Exercise instructions:
Repeat the material exactly from its first line to the line that includes "(title) at (615,70)". Skip pictures.
— begin —
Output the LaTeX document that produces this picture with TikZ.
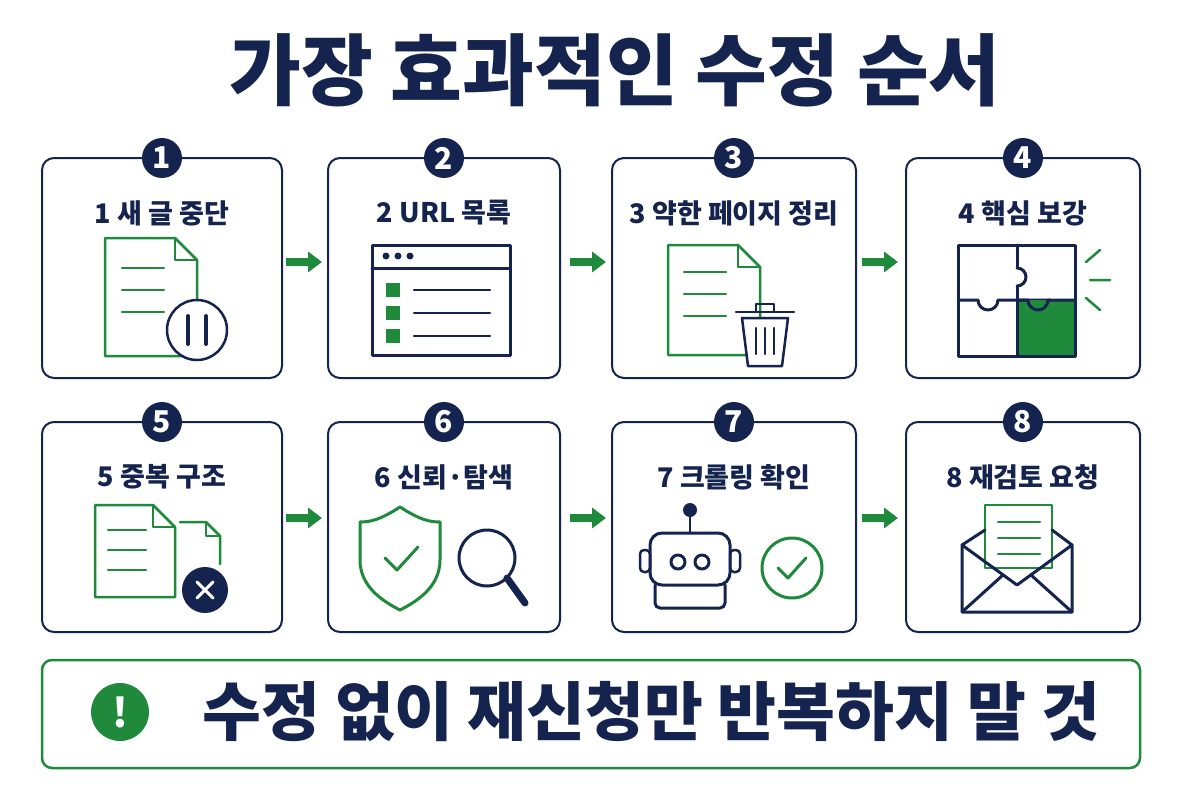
\documentclass[tikz,border=0pt]{standalone}
\usepackage{fontspec}
\setmainfont{Noto Sans CJK KR}
\usetikzlibrary{positioning,arrows.meta}
\definecolor{navy}{HTML}{14244F}
\definecolor{leaf}{HTML}{1F8A3B}
\tikzset{
  card/.style={draw=navy, line width=2pt, rounded corners=12pt, fill=white},
  badge/.style={circle, fill=navy, text=white, minimum size=40pt, inner sep=0pt, font=\bfseries\fontsize{30}{30}\selectfont},
  steplabel/.style={text=navy, font=\bfseries\fontsize{27}{27}\selectfont},
  gline/.style={draw=leaf, line width=2.5pt, line join=round, line cap=round},
  nline/.style={draw=navy, line width=2.5pt, line join=round, line cap=round},
  flow/.style={-{Triangle[length=14pt,width=20pt]}, leaf, line width=8pt},
}
\newcommand{\docicon}[4]{% x, y, w, h
  \draw[gline, fill=white] (#1,#2) -- ++(#3-22,0) -- ++(22,22) -- ++(0,#4-22) -- ++(-#3,0) -- cycle;
  \draw[gline] (#1+#3-22,#2) -- ++(0,22) -- ++(22,0);
}
\begin{document}
\begin{tikzpicture}[x=1pt,y=-1pt]
\useasboundingbox (0,0) rectangle (1200,800);
%\draw[step=100,gray,very thin] (0,0) grid (1200,800);

\node[text=navy, font=\bfseries\fontsize{78}{78}\selectfont] (title) at (615,70) {가장 효과적인 수정 순서};

% cards
\foreach \n/\xa/\xb/\ya/\yb/\txt in {1/42/282/158/378/1 새 글 중단, 2/328/560/158/378/2 URL 목록, 3/612/856/158/378/3 약한 페이지 정리, 4/906/1140/158/378/4 핵심 보강, 5/42/282/422/632/5 중복 구조, 6/328/560/422/632/6 신뢰·탐색, 7/612/856/422/632/7 크롤링 확인, 8/906/1140/422/632/8 재검토 요청}{
  \draw[card] (\xa,\ya) rectangle (\xb,\yb);
  \node[badge] (b\n) at ({(\xa+\xb)/2},\ya) {\n};
  \node[steplabel] (s\n) at ({(\xa+\xb)/2},\ya+55) {\txt};
}

% arrows
\foreach \y in {262,518}{
  \foreach \x in {286,570,862}{
    \coordinate (fa) at (\x,\y);
    \coordinate (fb) at (\x+36,\y);
    \draw[flow] (fa) -- (fb);
  }
}

% 1 new posts stopped
\docicon{105}{238}{92}{118}
\foreach \y in {268,290,312}{\draw[gline] (122,\y) -- ++(42,0);}
\draw[nline, fill=white] (197,330) circle (30);
\draw[nline, line width=4pt] (188,316) -- (188,344) (206,316) -- (206,344);

% 2 URL list
\draw[nline, line width=3pt] (372,245) rectangle (510,355);
\draw[nline, line width=3pt] (372,268) -- (510,268);
\foreach \x in {386,398,410}{\fill[navy] (\x,256) circle (3.5);}
\foreach \y in {290,313,336}{
  \fill[leaf] (386,\y-7) rectangle ++(14,14);
  \draw[nline] (414,\y) -- (490,\y);
}

% 3 weak pages
\docicon{668}{245}{92}{110}
\foreach \y in {272,294,316}{\draw[gline] (684,\y) -- ++(42,0);}
\draw[nline, fill=white] (742,318) -- (788,318) -- (782,366) -- (748,366) -- cycle;
\draw[nline] (736,312) -- (794,312) (756,312) -- (756,304) -- (774,304) -- (774,312);
\foreach \x in {756,765,774}{\draw[nline] (\x,328) -- (\x,354);}

% 4 puzzle
\fill[leaf] (1017,300) rectangle (1075,356);
\draw[nline, line width=3pt] (958,245) rectangle (1075,356);
\draw[nline, line width=3pt] (1017,245) -- (1017,268);
\draw[nline, line width=3pt] (1017,286) -- (1017,356);
\draw[nline, line width=3pt] (958,300) -- (978,300) arc (180:0:10) -- (1017,300) -- (1075,300);
\draw[nline, line width=3pt, fill=leaf] (1017,300) -- (1028,300) arc (180:0:10) -- (1050,300);
\draw[nline, line width=3pt, fill=white] (1017,268) arc (-90:90:9);
\draw[gline] (1086,262) -- (1100,250) (1090,280) -- (1110,280) (1086,298) -- (1100,310);

% 5 duplicates
\docicon{95}{505}{80}{92}
\foreach \y in {530,550,570}{\draw[gline] (108,\y) -- ++(38,0);}
\draw[gline] (180,522) -- ++(26,0) -- ++(14,14) -- ++(0,28);
\draw[gline] (206,522) -- ++(0,14) -- ++(14,0);
\fill[navy] (205,590) circle (23);
\draw[draw=white, line width=3pt, line cap=round] (197,582) -- (213,598) (213,582) -- (197,598);

% 6 trust & search
\draw[gline, line width=3pt] (400,507) .. controls (380,520) and (370,522) .. (360,522) -- (360,560) .. controls (360,585) and (380,600) .. (400,610) .. controls (420,600) and (440,585) .. (440,560) -- (440,522) .. controls (430,522) and (420,520) .. (400,507) -- cycle;
\draw[gline, line width=3pt] (385,558) -- (397,570) -- (418,547);
\draw[nline, line width=3pt] (487,558) circle (28);
\draw[nline, line width=7pt] (507,578) -- (525,603);

% 7 crawl check
\draw[nline] (690,533) -- (690,514);
\fill[navy] (690,510) circle (7);
\draw[nline, rounded corners=12pt, line width=3pt] (650,533) rectangle (730,585);
\draw[nline, line width=3pt] (678,562) circle (7) (702,562) circle (7);
\draw[nline, rounded corners=4pt] (640,550) rectangle (650,572) (730,550) rectangle (740,572);
\draw[nline, rounded corners=5pt, line width=3pt] (655,585) -- (655,608) -- (725,608) -- (725,585);
\draw[gline, line width=3pt] (792,568) circle (30);
\draw[gline, line width=3pt] (778,568) -- (788,578) -- (806,558);

% 8 review request
\draw[gline, fill=white] (985,505) rectangle (1052,568);
\foreach \y in {522,538,554}{\draw[gline] (998,\y) -- (1040,\y);}
\draw[nline, line width=3pt] (985,530) -- (962,545) -- (962,612) -- (1072,612) -- (1072,545) -- (1052,530);
\draw[nline, line width=3pt] (962,545) -- (1017,585) -- (1072,545);
\draw[nline, line width=3pt] (962,612) -- (1003,575) (1072,612) -- (1031,575);

% bottom warning
\draw[draw=leaf, line width=2.5pt, rounded corners=10pt] (42,660) rectangle (1140,768);
\node[circle, fill=leaf, text=white, minimum size=58pt, inner sep=0pt, font=\bfseries\fontsize{40}{40}\selectfont] (warn) at (120,712) {!};
\node[text=navy, font=\bfseries\fontsize{64}{64}\selectfont, right=50pt of warn] (note) {수정 없이 재신청만 반복하지 말 것};
\end{tikzpicture}
\end{document}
— end —
Result below:
Output the LaTeX document that produces this picture with TikZ.
\documentclass[tikz,border=0pt]{standalone}
\usepackage{fontspec}
\setmainfont{Noto Sans CJK KR}
\usetikzlibrary{positioning,arrows.meta}
\definecolor{navy}{HTML}{14244F}
\definecolor{leaf}{HTML}{1F8A3B}
\tikzset{
  card/.style={draw=navy, line width=2pt, rounded corners=12pt, fill=white},
  badge/.style={circle, fill=navy, text=white, minimum size=40pt, inner sep=0pt, font=\bfseries\fontsize{30}{30}\selectfont},
  steplabel/.style={text=navy, font=\bfseries\fontsize{27}{27}\selectfont},
  gline/.style={draw=leaf, line width=2.5pt, line join=round, line cap=round},
  nline/.style={draw=navy, line width=2.5pt, line join=round, line cap=round},
  flow/.style={-{Triangle[length=14pt,width=20pt]}, leaf, line width=8pt},
}
\newcommand{\docicon}[4]{% x, y, w, h
  \draw[gline, fill=white] (#1,#2) -- ++(#3-22,0) -- ++(22,22) -- ++(0,#4-22) -- ++(-#3,0) -- cycle;
  \draw[gline] (#1+#3-22,#2) -- ++(0,22) -- ++(22,0);
}
\begin{document}
\begin{tikzpicture}[x=1pt,y=-1pt]
\useasboundingbox (0,0) rectangle (1200,800);
%\draw[step=100,gray,very thin] (0,0) grid (1200,800);

\node[text=navy, font=\bfseries\fontsize{78}{78}\selectfont] (title) at (615,70) {가장 효과적인 수정 순서};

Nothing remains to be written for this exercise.